If the Carolina Panthers are making a left tackle the priority they need to consider this because after he goes, they’ll struggle to get a rookie starter at the position. He has the length Seattle looks for and they might go for it — but it’d be a little underwhelming.

Joel Bitonio (T, Nevada)

“He’s pretty efficient as a left tackle but best suited as a guard… He doesn’t have elite feet or length (337/8 arms). He’s a tough (expletive). He’s not a road-grader. He needs to get stronger but he tries to finish your (expletive) and he’s smart (Wonderlic of 29). He’s really grooved.”

“He can play tackle, guard or center… All he does is block his guy. Tough, smart. Second round.”

This is all fair. Bitonio does have to get stronger (24 reps on the bench at the combine). But his attitude and technique more than make up for it and if you can combine the two you’ll be looking at a very good player. There won’t be any sense of entitlement with Bitonio if he does go early.

I think he can play tackle and sure — he might be a better guard. He reminds me a ton of Logan Mankins. They’re almost identical players entering the league — in terms of athleticism, college career etc. The Seahawks could plug him in at left guard with the option to move him to tackle if they get any injuries. Or they could just throw him in there at right tackle. He won’t struggle.

As much as they love length, we also know they love competitors. They’re willing to go away from size ideals if the player makes up for it in other areas. And there aren’t many more determined individuals in this class at any position.

And one final reminder — if you’re going to focus on arm length, remember his arms are just as long as Taylor Lewan’s and are actually longer than Jake Matthews.

61 Responses to “McGinn’s scouts share insider info on the WR’s and OT’s”

  1. LantermanC says:

    Re: For the arms things, it’s funny how people use what they want to confirm some type of bias. In the same way that Bitonio probably gets knocked down a bit for his bench, I don’t hear similar concerns about Matthews, James, or Martin. I hope he’s there at #32, and I hope we take him.

    Also, all those WRS, I can’t help but drool thinking at least one will fall to us at #32.

  2. Steve Nelsen says:

    I’m feeling good about at least one receiver among Bryant, Benjamin or Moncrief being available at 32.

    • Mylegacy says:

      Steve, Bryant sure passes the eye test: he is 6′ 4″ and weighs 211 – every tape of his I watch I see this guy absolutely running away from his defensive covers.
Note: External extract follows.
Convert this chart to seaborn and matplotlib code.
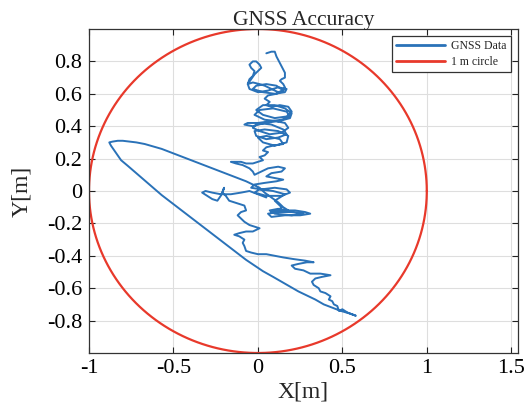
import numpy as np
import pandas as pd
import matplotlib
matplotlib.use("Agg")
import matplotlib.pyplot as plt
import seaborn as sns

# ---- data, GNSS track in segments ----
top_hook_x = [0.05, 0.08, 0.10, 0.11, 0.12, 0.13, 0.14, 0.15, 0.16, 0.16, 0.14, 0.13, 0.15, 0.16, 0.15, 0.12]
top_hook_y = [0.85, 0.86, 0.86, 0.83, 0.81, 0.79, 0.77, 0.75, 0.73, 0.70, 0.69, 0.68, 0.66, 0.64, 0.62, 0.61]

left_lobe_x = [0.08, 0.04, 0.01, -0.03, -0.06, -0.05, -0.03, -0.02, -0.04, -0.05, -0.03, -0.01, 0.01, 0.02, 0.00, -0.02, -0.04, -0.06, -0.05]
left_lobe_y = [0.63, 0.65, 0.66, 0.67, 0.66, 0.69, 0.71, 0.74, 0.76, 0.78, 0.80, 0.80, 0.78, 0.76, 0.74, 0.72, 0.69, 0.66, 0.63]

loops_a_x = [0.00, 0.06, 0.12, 0.17, 0.16, 0.10, 0.03, -0.03, -0.01, 0.05, 0.11, 0.15, 0.11, 0.06]
loops_a_y = [0.61, 0.62, 0.64, 0.63, 0.61, 0.60, 0.61, 0.63, 0.65, 0.66, 0.65, 0.62, 0.60, 0.59]

neck_a_x = [0.04, 0.07, 0.05, 0.08]
neck_a_y = [0.57, 0.55, 0.53, 0.52]

loops_b_x = [0.13, 0.18, 0.20, 0.17, 0.10, 0.03, -0.01, 0.03, 0.10, 0.16, 0.20, 0.19, 0.12, 0.04, -0.02, 0.01, 0.09, 0.17, 0.19, 0.14]
loops_b_y = [0.53, 0.52, 0.49, 0.46, 0.45, 0.47, 0.50, 0.53, 0.53, 0.51, 0.48, 0.45, 0.43, 0.44, 0.47, 0.50, 0.51, 0.49, 0.46, 0.44]

loops_c_x = [0.07, 0.00, -0.06, -0.08, -0.03, 0.04, 0.11, 0.16, 0.18, 0.14, 0.07, 0.01, -0.03, 0.00, 0.08, 0.15, 0.17]
loops_c_y = [0.43, 0.42, 0.42, 0.41, 0.40, 0.42, 0.43, 0.42, 0.39, 0.36, 0.35, 0.37, 0.39, 0.42, 0.41, 0.38, 0.35]

loops_d_x = [0.12, 0.05, -0.01, -0.02, 0.04, 0.12, 0.18, 0.17, 0.10, 0.03, 0.00, 0.05, 0.13, 0.15, 0.09]
loops_d_y = [0.33, 0.32, 0.34, 0.37, 0.38, 0.37, 0.34, 0.30, 0.28, 0.30, 0.33, 0.34, 0.32, 0.29, 0.28]

neck_b_x = [0.05, 0.03, 0.06, 0.04, 0.01, 0.03]
neck_b_y = [0.27, 0.25, 0.24, 0.22, 0.21, 0.19]

branch_x = [0.00, -0.03, -0.07, -0.10, -0.14, -0.16, -0.13, -0.09, -0.05, -0.03, -0.02]
branch_y = [0.18, 0.17, 0.17, 0.18, 0.18, 0.18, 0.17, 0.16, 0.14, 0.12, 0.10]

loops_e_x = [0.02, 0.06, 0.12, 0.16, 0.14, 0.08, 0.05, 0.10, 0.15, 0.11]
loops_e_y = [0.12, 0.14, 0.15, 0.14, 0.12, 0.11, 0.09, 0.08, 0.07, 0.06]

loops_f_x = [0.04, -0.02, -0.04, 0.02, 0.10, 0.17, 0.19, 0.14, 0.05, -0.02, 0.01, 0.09, 0.16, 0.13]
loops_f_y = [0.05, 0.04, 0.02, 0.01, 0.02, 0.01, -0.01, -0.03, -0.03, -0.01, 0.01, 0.00, -0.02, -0.04]

descent_x = [0.10, 0.12, 0.14, 0.12]
descent_y = [-0.06, -0.08, -0.10, -0.12]

cluster_x = [0.08, 0.15, 0.22, 0.28, 0.31, 0.25, 0.16, 0.08, 0.06, 0.12, 0.20, 0.27, 0.20, 0.10, 0.07, 0.12, 0.18, 0.15]
cluster_y = [-0.13, -0.12, -0.12, -0.13, -0.14, -0.15, -0.15, -0.16, -0.14, -0.13, -0.13, -0.14, -0.15, -0.14, -0.12, -0.11, -0.12, -0.10]

return_x = [0.12, 0.08, 0.04, 0.01, -0.03, -0.07]
return_y = [-0.07, -0.04, -0.01, 0.02, 0.04, 0.06]

upper_edge_x = [-0.12, -0.17, -0.22, -0.27, -0.32, -0.37, -0.42, -0.47, -0.52, -0.57, -0.62, -0.67, -0.72, -0.76, -0.80, -0.83, -0.86, -0.88]
upper_edge_y = [0.08, 0.10, 0.12, 0.14, 0.16, 0.18, 0.20, 0.22, 0.24, 0.26, 0.275, 0.29, 0.30, 0.305, 0.31, 0.31, 0.305, 0.30]

lower_edge_x = [-0.87, -0.85, -0.83, -0.81, -0.77, -0.72, -0.67, -0.62, -0.57, -0.52, -0.47, -0.42, -0.37, -0.32, -0.27, -0.22,
                -0.17, -0.12, -0.07, -0.02, 0.03, 0.09, 0.14, 0.19, 0.24, 0.29, 0.34, 0.39, 0.44, 0.49, 0.54, 0.58]
lower_edge_y = [0.28, 0.25, 0.22, 0.19, 0.155, 0.11, 0.065, 0.02, -0.025, -0.065, -0.105, -0.145, -0.185, -0.225, -0.265, -0.305,
                -0.345, -0.385, -0.425, -0.46, -0.495, -0.53, -0.56, -0.59, -0.62, -0.645, -0.67, -0.70, -0.72, -0.74, -0.755, -0.77]

zigzag_x = [0.53, 0.50, 0.48, 0.47, 0.45, 0.44, 0.42, 0.43, 0.40, 0.37, 0.36, 0.33, 0.32, 0.34, 0.38, 0.43, 0.37,
            0.31, 0.27, 0.22, 0.20, 0.24, 0.29, 0.33, 0.28, 0.21, 0.15, 0.10, 0.05, 0.00, -0.04, -0.07, -0.08, -0.09,
            -0.08, -0.11, -0.14, -0.11, -0.07, -0.03, 0.01, -0.02, -0.05, -0.08, -0.10, -0.12, -0.10, -0.07, -0.08,
            -0.11, -0.14, -0.17, -0.19, -0.21, -0.20, -0.22, -0.24, -0.27, -0.30, -0.33, -0.31, -0.27, -0.22, -0.16,
            -0.10, -0.05, 0.00, 0.05]
zigzag_y = [-0.75, -0.73, -0.74, -0.71, -0.70, -0.68, -0.67, -0.65, -0.63, -0.62, -0.60, -0.58, -0.56, -0.54, -0.53, -0.52, -0.51,
            -0.51, -0.49, -0.48, -0.46, -0.45, -0.44, -0.44, -0.43, -0.42, -0.41, -0.40, -0.39, -0.39, -0.38, -0.37, -0.34, -0.32,
            -0.30, -0.28, -0.27, -0.26, -0.25, -0.25, -0.23, -0.22, -0.21, -0.19, -0.17, -0.15, -0.13, -0.12, -0.09,
            -0.08, -0.07, -0.06, -0.03, -0.01, 0.02, -0.03, -0.06, -0.05, -0.03, -0.01, 0.00, -0.01, -0.02, -0.02,
            -0.01, 0.00, -0.02, -0.04]

segments_x = [top_hook_x, left_lobe_x, loops_a_x, neck_a_x, loops_b_x, loops_c_x, loops_d_x, neck_b_x,
              branch_x, loops_e_x, loops_f_x, descent_x, cluster_x, return_x, upper_edge_x, lower_edge_x, zigzag_x]
segments_y = [top_hook_y, left_lobe_y, loops_a_y, neck_a_y, loops_b_y, loops_c_y, loops_d_y, neck_b_y,
              branch_y, loops_e_y, loops_f_y, descent_y, cluster_y, return_y, upper_edge_y, lower_edge_y, zigzag_y]
gnss_x = [v for seg in segments_x for v in seg]
gnss_y = [v for seg in segments_y for v in seg]
assert len(gnss_x) == len(gnss_y)

circle_radius = 1.0
x_ticks = [-1, -0.5, 0, 0.5, 1, 1.5]
x_tick_labels = ["-1", "-0.5", "0", "0.5", "1", "1.5"]
y_ticks = [-0.8, -0.6, -0.4, -0.2, 0, 0.2, 0.4, 0.6, 0.8]
y_tick_labels = ["-0.8", "-0.6", "-0.4", "-0.2", "0", "0.2", "0.4", "0.6", "0.8"]
title = "GNSS Accuracy"
legend_labels = ["GNSS Data", "1 m circle"]

# ---- style ----
sns.set_style("ticks")
plt.rcParams["font.family"] = ["Liberation Serif", "DejaVu Serif"]

fig = plt.figure(figsize=(5.28, 4.08), dpi=100)
ax = fig.add_axes([89 / 528, 1 - 353 / 408, (518 - 89) / 528, (353 - 29) / 408])

df = pd.DataFrame({"x": gnss_x, "y": gnss_y})
sns.lineplot(data=df, x="x", y="y", sort=False, estimator=None, ax=ax,
             color="#2a72b8", linewidth=1.4, label=legend_labels[0])

theta = np.linspace(0, 2 * np.pi, 400)
circ = pd.DataFrame({"x": circle_radius * np.cos(theta),
                     "y": circle_radius * np.sin(theta)})
sns.lineplot(data=circ, x="x", y="y", sort=False, estimator=None, ax=ax,
             color="#e8392b", linewidth=1.6, label=legend_labels[1])

ax.set_xlim(-1, 1.54)
ax.set_ylim(-1, 1)
ax.set_xticks(x_ticks)
ax.set_xticklabels(x_tick_labels)
ax.set_yticks(y_ticks)
ax.set_yticklabels(y_tick_labels)
ax.grid(True, color="#dedede", linewidth=0.8)
ax.set_axisbelow(True)
ax.tick_params(direction="in", length=4, width=0.8, top=True, right=True,
               labelsize=16, colors="#222222", labelcolor="black")
ax.tick_params(axis="x", pad=4)
ax.tick_params(axis="y", pad=5)
for s in ax.spines.values():
    s.set_color("#333333")
    s.set_linewidth(0.9)

ax.set_title(title, fontsize=15.5, pad=3)
ax.set_xlabel("X[m]", fontsize=17)
ax.set_ylabel("Y[m]", fontsize=17)
ax.xaxis.set_label_coords(0.5, -0.088)
ax.yaxis.set_label_coords(-0.133, 0.5)

leg = ax.legend(loc="upper right", fontsize=8.5, frameon=True, fancybox=False,
                edgecolor="#333333", framealpha=1, handlelength=4.2,
                borderpad=0.35, labelspacing=0.3, handletextpad=0.5,
                borderaxespad=0.6)
leg.get_frame().set_linewidth(0.9)
for line in leg.get_lines():
    line.set_linewidth(2)

fig.savefig("out.png", dpi=100)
      Remember Stephen Williams in the pre-season last year running those deep routes? Well I see Martavis making the field longer for defenses while Harvin makes it wider, Kearse and Baldwin keep the rest of the defense challenged. Did I mention we’ve also got Beastmode and Tiny Russell?

      • Robert says:

        Agree, I think PCJS might be drooling on their lapels over the dynamic of Martavis Bryant AND Percy Harvin stressing opposing defenses vertically AND horizontally simultaneously! If PCJS think MB can also generate a big (pun) impact in our woeful red zone efforts, he may be their guy…

  3. williambryan says:

    I don’t think any of these scouts work for the Seahawks. This is some clear, old fashioned, scout talk… “Those Virginia offensive linemen scare the heck out of me… They’re always athletic as heck but they’re soft. There’s something about Virginia. Maybe it’s too academic or something.”
    Really? wow.

  4. Ben says:

    I’ve read and listened to you talk for awhile now Rob. And I think I’ve made my assessment as to whom I would like to see us grab at #32. Obviously a guy like Beckham Jr. or Shazier won’t be there, but this would be my pecking order on possibly players that could be there at #32 based on what I believe is best for the team.

    1.WR Cody Latimer
    2.DT Dominik Easley
    3.T Ja’Wuan James
    4.T/G Joel Bitonio
    5.WR Kelvin Benjamin
    6.DE Ra’Shede Hageman
    7.WR Martavius Bryant
    8.DT Stephon Tuitt
    9.WR Donte Moncrief
    10.G Xavier Su’a Filo

    One of those guys is bound to be there!

    • Ben says:

      What’s you’re top 10 look like?

    • SHawn says:

      I think this is a really close list. Very good, Seahawk type talents at the top.

      Your top 6 is outstanding. Happy with any one of them at 32.

      7 and 8 I also like, and are solid fallback options.

      Not a fan of 9 or 10 in the first tho, there are a few defensive guys I would put ahead of them.

  5. TurnagainTide says:

    With the 32th pick, the Seattle Seahawks select… Joel Bitonio, Tackle, Nevada.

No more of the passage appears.